#### TASK DIRECTIONS
The entire listing is to be repeated verbatim.

(Entries with chart source code)
____

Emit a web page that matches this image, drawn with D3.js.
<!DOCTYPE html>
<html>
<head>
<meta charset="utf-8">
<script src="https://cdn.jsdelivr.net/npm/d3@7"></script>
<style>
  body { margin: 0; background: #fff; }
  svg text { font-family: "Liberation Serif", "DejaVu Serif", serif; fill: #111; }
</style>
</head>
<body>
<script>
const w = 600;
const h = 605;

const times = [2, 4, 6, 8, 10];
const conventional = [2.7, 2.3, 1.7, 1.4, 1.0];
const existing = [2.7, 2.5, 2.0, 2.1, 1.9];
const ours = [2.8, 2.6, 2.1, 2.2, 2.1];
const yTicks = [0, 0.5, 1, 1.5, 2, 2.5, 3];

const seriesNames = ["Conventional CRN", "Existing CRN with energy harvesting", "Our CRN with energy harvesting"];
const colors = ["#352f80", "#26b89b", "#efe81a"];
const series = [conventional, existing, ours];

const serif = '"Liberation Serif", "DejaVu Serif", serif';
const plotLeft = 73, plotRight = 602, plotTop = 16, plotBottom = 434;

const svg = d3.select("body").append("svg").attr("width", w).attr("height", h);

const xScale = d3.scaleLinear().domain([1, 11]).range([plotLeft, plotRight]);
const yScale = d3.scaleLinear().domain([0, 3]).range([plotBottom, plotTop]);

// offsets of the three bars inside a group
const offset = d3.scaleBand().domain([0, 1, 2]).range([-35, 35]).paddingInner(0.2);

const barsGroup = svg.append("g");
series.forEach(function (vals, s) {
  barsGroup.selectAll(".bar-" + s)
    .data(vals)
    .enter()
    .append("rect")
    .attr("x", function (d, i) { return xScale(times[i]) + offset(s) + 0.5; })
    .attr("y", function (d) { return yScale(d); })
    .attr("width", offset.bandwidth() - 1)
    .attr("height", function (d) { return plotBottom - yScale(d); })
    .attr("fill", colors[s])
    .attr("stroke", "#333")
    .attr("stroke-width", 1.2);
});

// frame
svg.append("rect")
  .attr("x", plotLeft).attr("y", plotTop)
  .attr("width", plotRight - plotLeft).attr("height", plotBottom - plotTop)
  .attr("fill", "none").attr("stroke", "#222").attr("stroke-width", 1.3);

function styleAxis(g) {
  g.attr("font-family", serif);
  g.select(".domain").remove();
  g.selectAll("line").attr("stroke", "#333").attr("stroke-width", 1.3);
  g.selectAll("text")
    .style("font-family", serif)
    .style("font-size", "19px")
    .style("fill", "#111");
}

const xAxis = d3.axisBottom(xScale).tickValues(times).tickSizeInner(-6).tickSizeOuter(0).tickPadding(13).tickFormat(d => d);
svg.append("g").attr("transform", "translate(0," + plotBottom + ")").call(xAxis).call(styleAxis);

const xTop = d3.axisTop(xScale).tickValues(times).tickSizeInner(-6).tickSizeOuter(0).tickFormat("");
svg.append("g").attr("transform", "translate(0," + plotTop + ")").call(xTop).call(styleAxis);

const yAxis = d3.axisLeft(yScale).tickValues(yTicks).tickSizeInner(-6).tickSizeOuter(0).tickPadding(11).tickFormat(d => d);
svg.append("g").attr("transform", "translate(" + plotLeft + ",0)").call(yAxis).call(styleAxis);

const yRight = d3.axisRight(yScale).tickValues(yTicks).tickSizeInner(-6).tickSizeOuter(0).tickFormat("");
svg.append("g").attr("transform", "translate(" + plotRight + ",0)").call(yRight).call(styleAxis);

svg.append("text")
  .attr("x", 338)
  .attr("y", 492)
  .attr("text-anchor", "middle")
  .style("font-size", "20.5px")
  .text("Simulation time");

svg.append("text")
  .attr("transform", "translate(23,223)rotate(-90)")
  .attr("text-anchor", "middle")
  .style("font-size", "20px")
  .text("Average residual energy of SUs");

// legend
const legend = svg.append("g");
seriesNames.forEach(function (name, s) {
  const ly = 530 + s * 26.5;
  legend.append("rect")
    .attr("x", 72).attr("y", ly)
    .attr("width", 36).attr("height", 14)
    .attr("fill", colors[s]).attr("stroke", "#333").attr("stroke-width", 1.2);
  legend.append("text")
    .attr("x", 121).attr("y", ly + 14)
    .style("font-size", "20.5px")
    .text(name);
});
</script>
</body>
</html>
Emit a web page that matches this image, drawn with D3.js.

____

#### COMPLETE ANSWER
Emit a web page that matches this image, drawn with D3.js.
<!DOCTYPE html>
<html>
<head>
<meta charset="utf-8">
<script src="https://cdn.jsdelivr.net/npm/d3@7"></script>
<style>
  body { margin: 0; background: #fff; }
  svg text { font-family: "Liberation Serif", "DejaVu Serif", serif; fill: #111; }
</style>
</head>
<body>
<script>
const w = 600;
const h = 605;

const times = [2, 4, 6, 8, 10];
const conventional = [2.7, 2.3, 1.7, 1.4, 1.0];
const existing = [2.7, 2.5, 2.0, 2.1, 1.9];
const ours = [2.8, 2.6, 2.1, 2.2, 2.1];
const yTicks = [0, 0.5, 1, 1.5, 2, 2.5, 3];

const seriesNames = ["Conventional CRN", "Existing CRN with energy harvesting", "Our CRN with energy harvesting"];
const colors = ["#352f80", "#26b89b", "#efe81a"];
const series = [conventional, existing, ours];

const serif = '"Liberation Serif", "DejaVu Serif", serif';
const plotLeft = 73, plotRight = 602, plotTop = 16, plotBottom = 434;

const svg = d3.select("body").append("svg").attr("width", w).attr("height", h);

const xScale = d3.scaleLinear().domain([1, 11]).range([plotLeft, plotRight]);
const yScale = d3.scaleLinear().domain([0, 3]).range([plotBottom, plotTop]);

// offsets of the three bars inside a group
const offset = d3.scaleBand().domain([0, 1, 2]).range([-35, 35]).paddingInner(0.2);

const barsGroup = svg.append("g");
series.forEach(function (vals, s) {
  barsGroup.selectAll(".bar-" + s)
    .data(vals)
    .enter()
    .append("rect")
    .attr("x", function (d, i) { return xScale(times[i]) + offset(s) + 0.5; })
    .attr("y", function (d) { return yScale(d); })
    .attr("width", offset.bandwidth() - 1)
    .attr("height", function (d) { return plotBottom - yScale(d); })
    .attr("fill", colors[s])
    .attr("stroke", "#333")
    .attr("stroke-width", 1.2);
});

// frame
svg.append("rect")
  .attr("x", plotLeft).attr("y", plotTop)
  .attr("width", plotRight - plotLeft).attr("height", plotBottom - plotTop)
  .attr("fill", "none").attr("stroke", "#222").attr("stroke-width", 1.3);

function styleAxis(g) {
  g.attr("font-family", serif);
  g.select(".domain").remove();
  g.selectAll("line").attr("stroke", "#333").attr("stroke-width", 1.3);
  g.selectAll("text")
    .style("font-family", serif)
    .style("font-size", "19px")
    .style("fill", "#111");
}

const xAxis = d3.axisBottom(xScale).tickValues(times).tickSizeInner(-6).tickSizeOuter(0).tickPadding(13).tickFormat(d => d);
svg.append("g").attr("transform", "translate(0," + plotBottom + ")").call(xAxis).call(styleAxis);

const xTop = d3.axisTop(xScale).tickValues(times).tickSizeInner(-6).tickSizeOuter(0).tickFormat("");
svg.append("g").attr("transform", "translate(0," + plotTop + ")").call(xTop).call(styleAxis);

const yAxis = d3.axisLeft(yScale).tickValues(yTicks).tickSizeInner(-6).tickSizeOuter(0).tickPadding(11).tickFormat(d => d);
svg.append("g").attr("transform", "translate(" + plotLeft + ",0)").call(yAxis).call(styleAxis);

const yRight = d3.axisRight(yScale).tickValues(yTicks).tickSizeInner(-6).tickSizeOuter(0).tickFormat("");
svg.append("g").attr("transform", "translate(" + plotRight + ",0)").call(yRight).call(styleAxis);

svg.append("text")
  .attr("x", 338)
  .attr("y", 492)
  .attr("text-anchor", "middle")
  .style("font-size", "20.5px")
  .text("Simulation time");

svg.append("text")
  .attr("transform", "translate(23,223)rotate(-90)")
  .attr("text-anchor", "middle")
  .style("font-size", "20px")
  .text("Average residual energy of SUs");

// legend
const legend = svg.append("g");
seriesNames.forEach(function (name, s) {
  const ly = 530 + s * 26.5;
  legend.append("rect")
    .attr("x", 72).attr("y", ly)
    .attr("width", 36).attr("height", 14)
    .attr("fill", colors[s]).attr("stroke", "#333").attr("stroke-width", 1.2);
  legend.append("text")
    .attr("x", 121).attr("y", ly + 14)
    .style("font-size", "20.5px")
    .text(name);
});
</script>
</body>
</html>
Emit a web page that matches this image, drawn with D3.js.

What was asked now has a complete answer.